So. Jetzt hab ich's mir doch ausgeliehen.

Und bin, abgesehen von der netten Überfallszene in Kapitel 2, eher enttäuscht. Immersion kommt für mich gar nicht auf, Spannung kaum, Atmosphäre schon, aber absolut nichts außergewöhnliches. Im Buchladen wäre ich nicht mal bis Kapitel 2 gekommen.
Kvothe ist ein schlecht getarnter Besserwisser, der mir bisher wie ein hübsch verpackter statt ganz offensichtlicher Überdrüberheld vorkommt. Er und sogar sein Helferlein wissen ständig mehr als ich als Leser, statt mich irgendetwas miterleben zu lassen. Sie tun und wissen Dinge, aber allzu oft ohne einen für mich nachvollziehbaren Grund. Ich hoffe mal, sie kommen endlich in die Gänge, statt sich noch weiter in Andeutungen zu ergehen; denn momentan - Anfang Kapitel 4 - interessiert es mich überhaupt nicht mehr, was hinter dem schlecht getarnten Rotschopf steckt, ob er von Dämonenspinnen gefressen wird und was dem Chronicler auf seiner nächsten Etappe zustößt. Denn auch, wenn mir die Überfallszene gefiel, enthält sie so gut wie keinen Konflikt, der über diesen Überfall hinaus geht ... nur noch mehr Andeutungen.

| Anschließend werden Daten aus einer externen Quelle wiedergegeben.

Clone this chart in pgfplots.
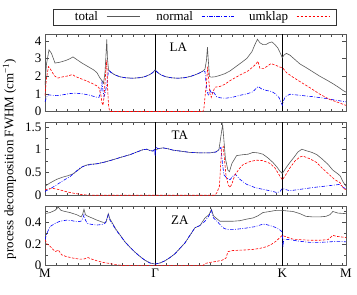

Plakativ finde ich Kvothe bisher nicht, was aber nur daran liegt, dass die Kaschierung des geheimnisvollen Helden nicht so stereotyp ist wie in den meisten Fantasyromanen über plakative Helden. Ob etwas dahinter steckt, ahne ich bisher nicht mal, denn er wird nur präsentiert. Soll ich ihn toll finden? Und geheimnisvollinteressantundsoweiter? Sorry, klappt nicht, denn mein Eindruck ist genau diese Aufforderung, ihn so zu finden, ohne, dass er haarklein so beschrieben wird. Ich habe nichts gegen geheimnisvolle Helden, wenn sie als Charaktere und nicht mit Wortgewandtheit kaschiertes Klischee daherkommen. Kvothe tut das bisher, der Chronicler nicht.
Das Dorf ist Hintergrund, die Dörfler ein bisschen dusselig ... zumindest kommt es mir so vor, denn der Priester und der Typ, dessen Pferd gekillt wurde, sollten eine gewisse Glaubhaftigkeit mitbringen. Piepegal, ob es ein Dämon war, das Pferd ist tot und der Typ verletzt, es kommen kaum Händler, Steuern werden erhoben ... und die Dorfbewohner tun Dorfbewohnerdinge. Atmosphäre? Welt? Wenig, und kein bleibender Eindruck. Ich weiß nicht einmal, ob das Dorf zehn Hütten oder zwei Dutzend Höfe umfasst; wobei mir die Fakten egal sind.
Die Sprache (Englisch) ist schön, aber nicht allzu flüssig zu lesen, mit einigen netten Wendungen. Für meinen Geschmack ist der Text aber überladen mit Halbweisheiten und Wendungen, die intelligent und durchdacht klingen (zum Teil tun sie es, zum größeren Teil sind es Platitüden) und dabei nichts zum Text beitragen, sondern ihn in ihrer Menge zu einer Ansammlung pseudophilosophischen Geschwurbels machen. Das ist für mich das größte Manko; ich will eine Geschichte lesen und nicht den Eindruck bekommen, der Autor wolle mir auch stilistisch nochmal aufdrücken, wie geheimnisvoll und weise der schelchtverkleidete Kneipier doch ist.

Vielleicht bin ich zu sehr auf szenische Texte fixiert, um dieses Buch gut finden zu können. Andererseits mag ich auch die wenig szenischen Geschichten von LeGuin, die für mich obige Eindrücke nicht mitbringen, sondern Geschichten sind und es schaffen, Spannung aufzubauen. Was Immersion angeht, erwarte ich von keinem Autor, dass er an LeGuin herankommt (was nicht bedeutet, dass es nicht solche gibt, die es noch besser hinkriegen). Und nach dem Lesen von Robin Hobbs
Die Schamanenbrücke habe ich scheints hohe Ansprüche an Immersion.
Aber ich bin ja auch erst im vierten Kapitel.